• Your goal
Reproduce the listing exactly, with no pictures in your copy.
--------------------------------
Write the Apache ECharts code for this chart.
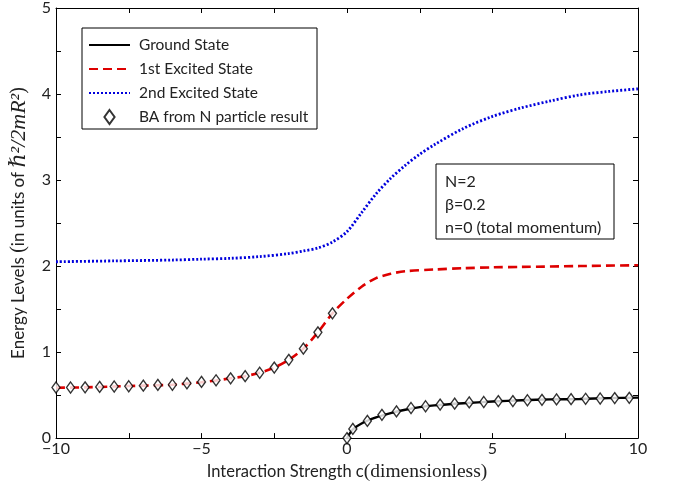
<!DOCTYPE html>
<html lang="en">
<head>
    <meta charset="UTF-8">
    <title>Energy Levels</title>
    <script src="https://cdn.jsdelivr.net/npm/echarts@6/dist/echarts.min.js"></script>
    <style>
        html, body { margin: 0; padding: 0; background: #fff; }
        #main { width: 678px; height: 487px; }
    </style>
</head>
<body>
<div id="main"></div>
<script>
    // ground state curve
    var groundC = [0, 0.2, 0.5, 1, 1.5, 2, 2.5, 3, 4, 5, 6, 7, 8, 9, 10];
    var groundE = [0, 0.1, 0.17, 0.24, 0.29, 0.33, 0.36, 0.38, 0.405, 0.425, 0.44, 0.45, 0.455, 0.465, 0.47];
    // 1st excited state curve
    var firstC = [-10, -9, -8, -7, -6, -5, -4.5, -4, -3.5, -3, -2.5, -2, -1.5, -1, -0.5, 0, 0.5, 1, 1.5, 2, 3, 4, 5, 6, 8, 10];
    var firstE = [0.585, 0.59, 0.6, 0.61, 0.62, 0.65, 0.67, 0.695, 0.72, 0.76, 0.82, 0.91, 1.04, 1.23, 1.45, 1.62, 1.76, 1.86, 1.91, 1.94, 1.96, 1.975, 1.985, 1.99, 2.0, 2.01];
    // 2nd excited state curve
    var secondC = [-10, -8, -6, -5, -4, -3, -2, -1.5, -1, -0.5, 0, 0.5, 1, 1.5, 2, 2.5, 3, 4, 5, 6, 7, 8, 9, 10];
    var secondE = [2.05, 2.06, 2.07, 2.08, 2.09, 2.11, 2.145, 2.175, 2.21, 2.28, 2.40, 2.62, 2.84, 3.02, 3.17, 3.30, 3.41, 3.60, 3.74, 3.84, 3.92, 3.99, 4.03, 4.06];
    // BA points (N particle result)
    var baNegC = [-10, -9.5, -9, -8.5, -8, -7.5, -7, -6.5, -6, -5.5, -5, -4.5, -4, -3.5, -3, -2.5, -2, -1.5, -1, -0.5];
    var baNegE = [0.588, 0.588, 0.59, 0.595, 0.6, 0.603, 0.61, 0.618, 0.62, 0.638, 0.653, 0.672, 0.695, 0.72, 0.76, 0.82, 0.91, 1.04, 1.23, 1.45];
    var baPosC = [0, 0.2, 0.7, 1.2, 1.7, 2.2, 2.7, 3.2, 3.7, 4.2, 4.7, 5.2, 5.7, 6.2, 6.7, 7.2, 7.7, 8.2, 8.7, 9.2, 9.7];
    var baPosE = [0, 0.107, 0.2, 0.27, 0.31, 0.35, 0.37, 0.39, 0.4, 0.415, 0.42, 0.43, 0.43, 0.44, 0.445, 0.45, 0.453, 0.457, 0.46, 0.465, 0.468];

    var legendNames = ['Ground State', '1st Excited State', '2nd Excited State', 'BA from N particle result'];
    var infoLines = ['N=2', 'β=0.2', 'n=0 (total momentum)'];

    function zip(xs, ys) {
        return xs.map(function (x, i) { return [x, ys[i]]; });
    }
    var baPoints = zip(baNegC, baNegE).concat(zip(baPosC, baPosE));

    var font = 'Lato, "Open Sans", sans-serif';
    var serif = '"Liberation Serif", "DejaVu Serif", serif';
    var textColor = '#222';

    function xAxisOf(pos, showLabel) {
        return {
            type: 'value', position: pos, min: -10, max: 10, interval: 2.5,
            axisLine: { onZero: false, lineStyle: { color: '#000', width: 1 } },
            axisTick: { inside: true, length: 5, lineStyle: { color: '#000' } },
            splitLine: { show: false },
            axisLabel: {
                show: showLabel, color: textColor, fontFamily: font, fontSize: 16, margin: 3,
                formatter: function (v) {
                    if (v % 5 !== 0) return '';
                    return v < 0 ? '\u2212' + Math.abs(v) : String(v);
                }
            }
        };
    }
    function yAxisOf(pos, showLabel) {
        return {
            type: 'value', position: pos, min: 0, max: 5, interval: 0.5,
            axisLine: { onZero: false, lineStyle: { color: '#000', width: 1 } },
            axisTick: { inside: true, length: 5, lineStyle: { color: '#000' } },
            splitLine: { show: false },
            axisLabel: {
                show: showLabel, color: textColor, fontFamily: font, fontSize: 16, margin: 5,
                formatter: function (v) { return v % 1 === 0 ? String(v) : ''; }
            }
        };
    }

    var xBottom = xAxisOf('bottom', true);
    xBottom.name = '{s|Interaction Strength c}{m|(dimensionless)}';
    xBottom.nameLocation = 'middle';
    xBottom.nameGap = 21;
    xBottom.nameTextStyle = {
        rich: {
            s: { fontFamily: font, fontSize: 16.5, color: textColor },
            m: { fontFamily: serif, fontSize: 19.5, color: textColor }
        }
    };
    var yLeft = yAxisOf('left', true);
    yLeft.name = '{s|Energy Levels }{m|(}{s|in units of }{i|ℏ²/2mR²}{m|)}';
    yLeft.nameLocation = 'middle';
    yLeft.nameGap = 26;
    yLeft.nameTextStyle = {
        rich: {
            s: { fontFamily: font, fontSize: 17, color: textColor },
            m: { fontFamily: serif, fontSize: 20, color: textColor },
            i: { fontFamily: serif, fontStyle: 'italic', fontSize: 22, color: textColor }
        }
    };

    var hideSymbol = { opacity: 0 };
    var chart = echarts.init(document.getElementById('main'));
    chart.setOption({
        animation: false,
        backgroundColor: '#fff',
        grid: { left: 52, right: 40, top: 6, bottom: 48 },
        xAxis: [xBottom, xAxisOf('top', false)],
        yAxis: [yLeft, yAxisOf('right', false)],
        legend: {
            orient: 'vertical', left: 83, top: 32,
            itemWidth: 41, itemHeight: 14, itemGap: 8,
            symbolKeepAspect: true,
            data: [
                { name: legendNames[0], itemStyle: hideSymbol },
                { name: legendNames[1], itemStyle: hideSymbol },
                { name: legendNames[2], itemStyle: hideSymbol },
                { name: legendNames[3], icon: 'path://M4,0 L8,5.5 L4,11 L0,5.5 Z' }
            ],
            textStyle: { fontFamily: font, fontSize: 15.5, color: textColor, padding: [0, 0, 0, 4] }
        },
        graphic: [
            { type: 'rect', shape: { x: 82, y: 28, width: 235, height: 101 },
              style: { fill: null, stroke: '#000', lineWidth: 1 }, z: 1 },
            { type: 'rect', shape: { x: 436, y: 164, width: 178, height: 75 },
              style: { fill: '#fff', stroke: '#000', lineWidth: 1 }, z: 10 },
            { type: 'text', left: 445, top: 170, z: 11,
              style: { text: infoLines.join('\n'), fontFamily: font, fontSize: 16, lineHeight: 23, fill: textColor } }
        ],
        series: [
            {
                name: legendNames[0], type: 'line', symbol: 'none', smooth: 0.3,
                data: zip(groundC, groundE),
                lineStyle: { color: '#000', width: 2.4 }, itemStyle: { color: '#000' }, z: 3
            },
            {
                name: legendNames[1], type: 'line', symbol: 'none', smooth: 0.3,
                data: zip(firstC, firstE),
                lineStyle: { color: '#dd0000', width: 2.6, type: [9, 5] }, itemStyle: { color: '#dd0000' }, z: 3
            },
            {
                name: legendNames[2], type: 'line', symbol: 'none', smooth: 0.3,
                data: zip(secondC, secondE),
                lineStyle: { color: '#0000dd', width: 2.8, type: [2, 2] }, itemStyle: { color: '#0000dd' }, z: 3
            },
            {
                name: legendNames[3], type: 'scatter', symbol: 'diamond', symbolSize: [8, 11],
                data: baPoints,
                itemStyle: { color: '#fff', borderColor: '#000', borderWidth: 1.4 }, z: 5
            }
        ]
    });
</script>
</body>
</html>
--------------------------------
• The answer
Write the Apache ECharts code for this chart.
<!DOCTYPE html>
<html lang="en">
<head>
    <meta charset="UTF-8">
    <title>Energy Levels</title>
    <script src="https://cdn.jsdelivr.net/npm/echarts@6/dist/echarts.min.js"></script>
    <style>
        html, body { margin: 0; padding: 0; background: #fff; }
        #main { width: 678px; height: 487px; }
    </style>
</head>
<body>
<div id="main"></div>
<script>
    // ground state curve
    var groundC = [0, 0.2, 0.5, 1, 1.5, 2, 2.5, 3, 4, 5, 6, 7, 8, 9, 10];
    var groundE = [0, 0.1, 0.17, 0.24, 0.29, 0.33, 0.36, 0.38, 0.405, 0.425, 0.44, 0.45, 0.455, 0.465, 0.47];
    // 1st excited state curve
    var firstC = [-10, -9, -8, -7, -6, -5, -4.5, -4, -3.5, -3, -2.5, -2, -1.5, -1, -0.5, 0, 0.5, 1, 1.5, 2, 3, 4, 5, 6, 8, 10];
    var firstE = [0.585, 0.59, 0.6, 0.61, 0.62, 0.65, 0.67, 0.695, 0.72, 0.76, 0.82, 0.91, 1.04, 1.23, 1.45, 1.62, 1.76, 1.86, 1.91, 1.94, 1.96, 1.975, 1.985, 1.99, 2.0, 2.01];
    // 2nd excited state curve
    var secondC = [-10, -8, -6, -5, -4, -3, -2, -1.5, -1, -0.5, 0, 0.5, 1, 1.5, 2, 2.5, 3, 4, 5, 6, 7, 8, 9, 10];
    var secondE = [2.05, 2.06, 2.07, 2.08, 2.09, 2.11, 2.145, 2.175, 2.21, 2.28, 2.40, 2.62, 2.84, 3.02, 3.17, 3.30, 3.41, 3.60, 3.74, 3.84, 3.92, 3.99, 4.03, 4.06];
    // BA points (N particle result)
    var baNegC = [-10, -9.5, -9, -8.5, -8, -7.5, -7, -6.5, -6, -5.5, -5, -4.5, -4, -3.5, -3, -2.5, -2, -1.5, -1, -0.5];
    var baNegE = [0.588, 0.588, 0.59, 0.595, 0.6, 0.603, 0.61, 0.618, 0.62, 0.638, 0.653, 0.672, 0.695, 0.72, 0.76, 0.82, 0.91, 1.04, 1.23, 1.45];
    var baPosC = [0, 0.2, 0.7, 1.2, 1.7, 2.2, 2.7, 3.2, 3.7, 4.2, 4.7, 5.2, 5.7, 6.2, 6.7, 7.2, 7.7, 8.2, 8.7, 9.2, 9.7];
    var baPosE = [0, 0.107, 0.2, 0.27, 0.31, 0.35, 0.37, 0.39, 0.4, 0.415, 0.42, 0.43, 0.43, 0.44, 0.445, 0.45, 0.453, 0.457, 0.46, 0.465, 0.468];

    var legendNames = ['Ground State', '1st Excited State', '2nd Excited State', 'BA from N particle result'];
    var infoLines = ['N=2', 'β=0.2', 'n=0 (total momentum)'];

    function zip(xs, ys) {
        return xs.map(function (x, i) { return [x, ys[i]]; });
    }
    var baPoints = zip(baNegC, baNegE).concat(zip(baPosC, baPosE));

    var font = 'Lato, "Open Sans", sans-serif';
    var serif = '"Liberation Serif", "DejaVu Serif", serif';
    var textColor = '#222';

    function xAxisOf(pos, showLabel) {
        return {
            type: 'value', position: pos, min: -10, max: 10, interval: 2.5,
            axisLine: { onZero: false, lineStyle: { color: '#000', width: 1 } },
            axisTick: { inside: true, length: 5, lineStyle: { color: '#000' } },
            splitLine: { show: false },
            axisLabel: {
                show: showLabel, color: textColor, fontFamily: font, fontSize: 16, margin: 3,
                formatter: function (v) {
                    if (v % 5 !== 0) return '';
                    return v < 0 ? '\u2212' + Math.abs(v) : String(v);
                }
            }
        };
    }
    function yAxisOf(pos, showLabel) {
        return {
            type: 'value', position: pos, min: 0, max: 5, interval: 0.5,
            axisLine: { onZero: false, lineStyle: { color: '#000', width: 1 } },
            axisTick: { inside: true, length: 5, lineStyle: { color: '#000' } },
            splitLine: { show: false },
            axisLabel: {
                show: showLabel, color: textColor, fontFamily: font, fontSize: 16, margin: 5,
                formatter: function (v) { return v % 1 === 0 ? String(v) : ''; }
            }
        };
    }

    var xBottom = xAxisOf('bottom', true);
    xBottom.name = '{s|Interaction Strength c}{m|(dimensionless)}';
    xBottom.nameLocation = 'middle';
    xBottom.nameGap = 21;
    xBottom.nameTextStyle = {
        rich: {
            s: { fontFamily: font, fontSize: 16.5, color: textColor },
            m: { fontFamily: serif, fontSize: 19.5, color: textColor }
        }
    };
    var yLeft = yAxisOf('left', true);
    yLeft.name = '{s|Energy Levels }{m|(}{s|in units of }{i|ℏ²/2mR²}{m|)}';
    yLeft.nameLocation = 'middle';
    yLeft.nameGap = 26;
    yLeft.nameTextStyle = {
        rich: {
            s: { fontFamily: font, fontSize: 17, color: textColor },
            m: { fontFamily: serif, fontSize: 20, color: textColor },
            i: { fontFamily: serif, fontStyle: 'italic', fontSize: 22, color: textColor }
        }
    };

    var hideSymbol = { opacity: 0 };
    var chart = echarts.init(document.getElementById('main'));
    chart.setOption({
        animation: false,
        backgroundColor: '#fff',
        grid: { left: 52, right: 40, top: 6, bottom: 48 },
        xAxis: [xBottom, xAxisOf('top', false)],
        yAxis: [yLeft, yAxisOf('right', false)],
        legend: {
            orient: 'vertical', left: 83, top: 32,
            itemWidth: 41, itemHeight: 14, itemGap: 8,
            symbolKeepAspect: true,
            data: [
                { name: legendNames[0], itemStyle: hideSymbol },
                { name: legendNames[1], itemStyle: hideSymbol },
                { name: legendNames[2], itemStyle: hideSymbol },
                { name: legendNames[3], icon: 'path://M4,0 L8,5.5 L4,11 L0,5.5 Z' }
            ],
            textStyle: { fontFamily: font, fontSize: 15.5, color: textColor, padding: [0, 0, 0, 4] }
        },
        graphic: [
            { type: 'rect', shape: { x: 82, y: 28, width: 235, height: 101 },
              style: { fill: null, stroke: '#000', lineWidth: 1 }, z: 1 },
            { type: 'rect', shape: { x: 436, y: 164, width: 178, height: 75 },
              style: { fill: '#fff', stroke: '#000', lineWidth: 1 }, z: 10 },
            { type: 'text', left: 445, top: 170, z: 11,
              style: { text: infoLines.join('\n'), fontFamily: font, fontSize: 16, lineHeight: 23, fill: textColor } }
        ],
        series: [
            {
                name: legendNames[0], type: 'line', symbol: 'none', smooth: 0.3,
                data: zip(groundC, groundE),
                lineStyle: { color: '#000', width: 2.4 }, itemStyle: { color: '#000' }, z: 3
            },
            {
                name: legendNames[1], type: 'line', symbol: 'none', smooth: 0.3,
                data: zip(firstC, firstE),
                lineStyle: { color: '#dd0000', width: 2.6, type: [9, 5] }, itemStyle: { color: '#dd0000' }, z: 3
            },
            {
                name: legendNames[2], type: 'line', symbol: 'none', smooth: 0.3,
                data: zip(secondC, secondE),
                lineStyle: { color: '#0000dd', width: 2.8, type: [2, 2] }, itemStyle: { color: '#0000dd' }, z: 3
            },
            {
                name: legendNames[3], type: 'scatter', symbol: 'diamond', symbolSize: [8, 11],
                data: baPoints,
                itemStyle: { color: '#fff', borderColor: '#000', borderWidth: 1.4 }, z: 5
            }
        ]
    });
</script>
</body>
</html>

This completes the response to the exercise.